Rir? Pensamos alguma vez em rir? Quero dizer, rir verdadeiramente, além da brincadeira, da troça, do ridículo. Rir, gozo imenso e delicioso, gozo completo…
… … anda, vamos brincar a rir? Estendíamo-nos lado a lado sobre uma cama, e começávamos. A fingir, claro. Risos forçados. Risos ridículos. Risos tão ridículos que nos faziam rir. Então chegava o verdadeiro riso, o riso inteiro, que nos transportava no seu imenso rebentar. Risos desatados, retomados, empurrados, estalados, risos magníficos, sumptuosos e loucos… E ríamos até ao infinito do riso dos nossos risos… Oh riso! Riso do gozo, gozo do riso; rir é tão profundamente viver.
(texto escrito por Santa Annie Leclerc, em 1974. Citado por Milan Kundera, em O Livro do Riso e do Esquecimento, publicado em 1979)
É curioso, este exercício sobre o riso e a gargalhada, de que nos fala Milan Kundera. Curioso, divertido e eficaz. Salutar, também. Faz bem à alma. Diria eu, que faz mesmo bem, a tudo. Escolhemos um parceiro e jogamos à gargalhada. Vamos lá ver, quem ri mais. Vamos lá ver, quem pára primeiro de rir. Ninguém quer perder. Por isso rimos, rimos, rimos… cada vez mais. A dada altura (quando nos começa a doer o estômago e os músculos da face) já nem nos importamos de perder. Mas também já não conseguimos parar de rir. E continuamos a rir. Escorrem-nos as lágrimas pelo rosto abaixo, mas rimos… cada vez mais. É giro. É fácil. A escolha do parceiro, não é de todo, importante. Podemos jogar com crianças, adultos, homens, mulheres, amigos, etc. Ninguém se compromete. Ninguém se torna dependente. Ninguém quer desistir. E, nunca queremos mais. Quando acabamos o jogo, estamos satisfeitos. Retomamos a nossa vida, com alegria e boa disposição.
Com os mimos, também devia ser assim. Escolhíamos um parceiro, e jogávamos aos mimos. Vamos lá ver quem mima mais. Vamos lá ver quem pára de mimar primeiro. Ninguém quer perder. Por isso, mimamos, mimamos, mimamos… cada vez mais. Mimos de ternura. Mimos de gozo. Gozo dos mimos. Mimar é tão profundamente viver.
Mas… a diferença, está no “mas”. No jogo dos mimos, há muitos “mas”. “Mas” que nos lixam, que nos amarram. “Mas” que nos fazem desistir do jogo.
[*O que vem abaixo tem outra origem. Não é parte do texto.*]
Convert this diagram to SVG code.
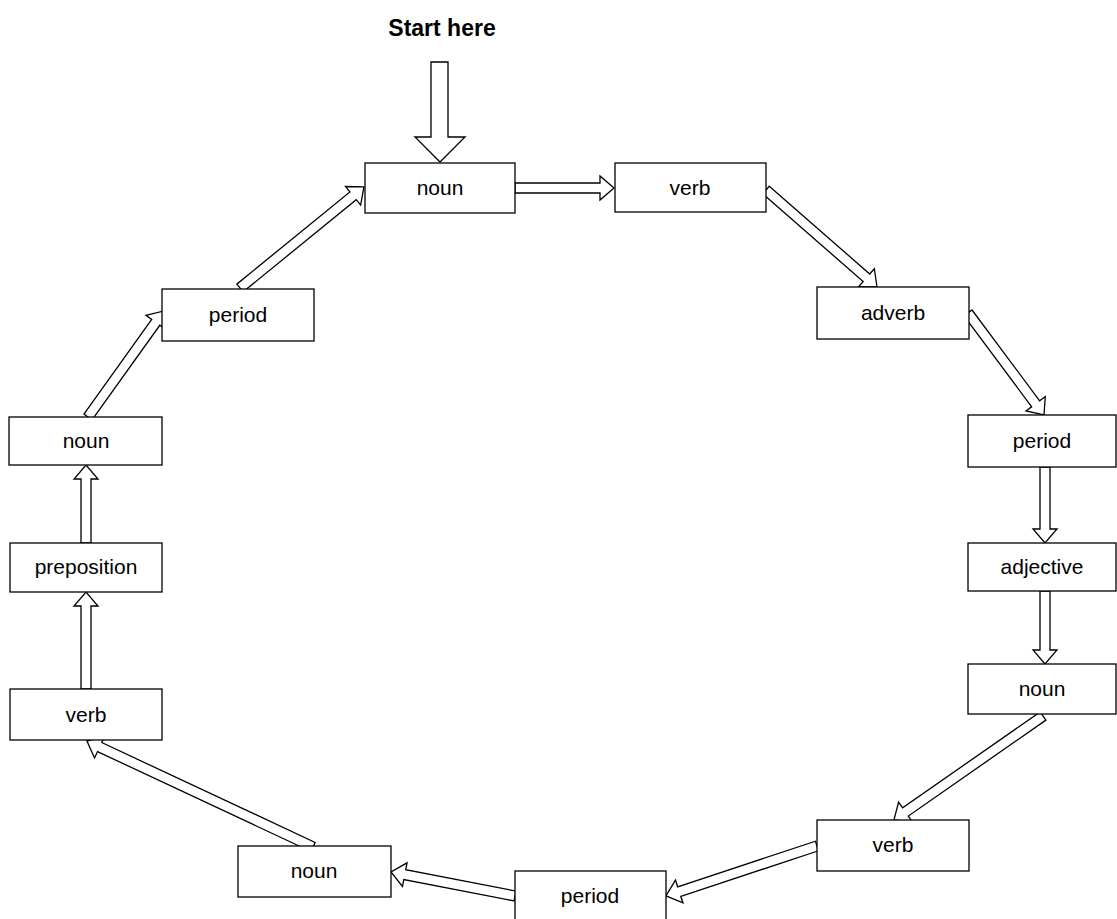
<svg xmlns="http://www.w3.org/2000/svg" width="1117" height="919" viewBox="0 0 1117 919">
<style>
.box{fill:#fff;stroke:#000;stroke-width:1.3}
.lbl{font-family:"Liberation Sans",Arial,sans-serif;font-size:21px;fill:#000;text-anchor:middle}
.arr{fill:#fff;stroke:#000;stroke-width:1.3;stroke-linejoin:miter}
.title{font-family:"Liberation Sans",Arial,sans-serif;font-size:23px;font-weight:bold;fill:#000;text-anchor:middle}
</style>
<rect width="1117" height="919" fill="#fff"/>
<text class="title" x="442" y="36">Start here</text>
<g id="connectors">
<polygon class="arr" points="431,62 448,62 448,137 465,137 440,162 415,137 431,137"/>
<polygon class="arr" transform="translate(515,188) rotate(0)" points="0,-5 85,-5 85,-12 99,0 85,12 85,5 0,5"/>
<polygon class="arr" transform="translate(766,190) rotate(41.15)" points="0,-5 133.4,-5 133.4,-12 147.4,0 133.4,12 133.4,5 0,5"/>
<polygon class="arr" transform="translate(968,313) rotate(53.3)" points="0,-5 113.2,-5 113.2,-12 127.2,0 113.2,12 113.2,5 0,5"/>
<polygon class="arr" transform="translate(1045,467) rotate(90)" points="0,-5 62,-5 62,-12 76,0 62,12 62,5 0,5"/>
<polygon class="arr" transform="translate(1045,591) rotate(90)" points="0,-5 59,-5 59,-12 73,0 59,12 59,5 0,5"/>
<polygon class="arr" transform="translate(1043,716) rotate(145.1)" points="0,-5 167.7,-5 167.7,-12 181.7,0 167.7,12 167.7,5 0,5"/>
<polygon class="arr" transform="translate(817,846) rotate(161.7)" points="0,-5 145.1,-5 145.1,-12 159.1,0 145.1,12 145.1,5 0,5"/>
<polygon class="arr" transform="translate(515,896) rotate(190.95)" points="0,-5 112.3,-5 112.3,-12 126.3,0 112.3,12 112.3,5 0,5"/>
<polygon class="arr" transform="translate(313,847) rotate(205.1)" points="0,-5 235.6,-5 235.6,-12 249.6,0 235.6,12 235.6,5 0,5"/>
<polygon class="arr" transform="translate(86,689) rotate(-90)" points="0,-5 83,-5 83,-12 97,0 83,12 83,5 0,5"/>
<polygon class="arr" transform="translate(86,543) rotate(-90)" points="0,-5 64,-5 64,-12 78,0 64,12 64,5 0,5"/>
<polygon class="arr" transform="translate(88,417) rotate(-54.4)" points="0,-5 116.4,-5 116.4,-12 130.4,0 116.4,12 116.4,5 0,5"/>
<polygon class="arr" transform="translate(240,288) rotate(-39.2)" points="0,-5 145.9,-5 145.9,-12 159.9,0 145.9,12 145.9,5 0,5"/>
</g>
<g id="n1"><rect class="box" x="365" y="163" width="150" height="50"/><text class="lbl" x="440" y="195">noun</text></g>
<g id="n2"><rect class="box" x="615" y="163" width="151" height="49"/><text class="lbl" x="690" y="195">verb</text></g>
<g id="n3"><rect class="box" x="817" y="287" width="152" height="52"/><text class="lbl" x="893" y="320">adverb</text></g>
<g id="n4"><rect class="box" x="968" y="415" width="148" height="52"/><text class="lbl" x="1042" y="448">period</text></g>
<g id="n5"><rect class="box" x="968" y="543" width="148" height="48"/><text class="lbl" x="1042" y="574">adjective</text></g>
<g id="n6"><rect class="box" x="968" y="664" width="148" height="50"/><text class="lbl" x="1042" y="696">noun</text></g>
<g id="n7"><rect class="box" x="817" y="820" width="152" height="51"/><text class="lbl" x="893" y="852">verb</text></g>
<g id="n8"><rect class="box" x="515" y="871" width="151" height="52"/><text class="lbl" x="590" y="903">period</text></g>
<g id="n9"><rect class="box" x="238" y="846" width="153" height="51"/><text class="lbl" x="314" y="878">noun</text></g>
<g id="n10"><rect class="box" x="10" y="689" width="152" height="51"/><text class="lbl" x="86" y="722">verb</text></g>
<g id="n11"><rect class="box" x="10" y="543" width="152" height="49"/><text class="lbl" x="86" y="574">preposition</text></g>
<g id="n12"><rect class="box" x="9" y="417" width="153" height="48"/><text class="lbl" x="86" y="448">noun</text></g>
<g id="n13"><rect class="box" x="162" y="289" width="152" height="52"/><text class="lbl" x="238" y="322">period</text></g>
</svg>
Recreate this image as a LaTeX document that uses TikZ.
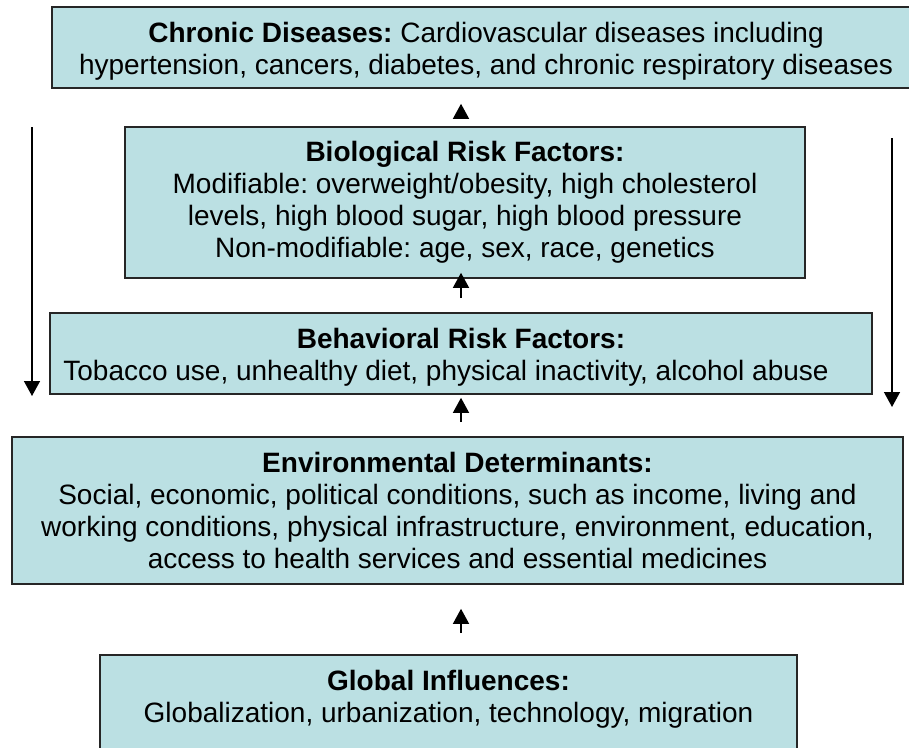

Parar de viver. Parar de rir. No jogo dos mimos, não podemos querer mais. Não podemos ser ridículos nem verdadeiros. Ou só podemos ser ridículos e verdadeiros, se tivermos menos de 10 anos. Quando a inocência justifica a vontade de mimar. Quando justifica a verdade e o ridículo. Quando se admite que sejamos honestos e palermas. O jogo dos mimos é condicionado pela vida que todos admitem para nós. Condicionado pelas regras que aceitamos serem criadas para as nossas próprias vidas. Por isso, nos mimamos pouco, uns aos outros. Por isso, desistimos de mimar, de ser mimados. Por isso morremos. Fechamos casas e vamos embora. Vamos embora de mansinho, na esperança de voltar um dia. Menos palermas. Menos honestos. Mais crescidos. Ficam os mimos por dar. Contidos no nosso corpo. Registados na nossa alma. Na nossa memória. Como se tivessem sido dados.
… …
Mais vale brincar ao jogo do riso. Risos ridículos. Risos tão ridículos que nos fazem rir. Vamos lá ver quem ri mais. Vamos lá ver quem pára primeiro de rir. Recompomo-nos depressa. Prontos para retomar a nossa vida, com alegria e satisfação. Viver com alegria. Muitas vezes cantamos. Cantamos mesmo em voz alta. Que se lixem os vizinhos. Que se lixe se não temos boa voz. Que se lixem as regras, desta vez. Cantamos a gritar. A gritar “O homem do leme”, dos Xutos e Pontapés (desculpem-me, é a que eu gosto mais de gritar). Caramba, desforro-me bem com esta canção. Hei-de conseguir ser feliz a gritá-la. Ridícula, palerma e feliz.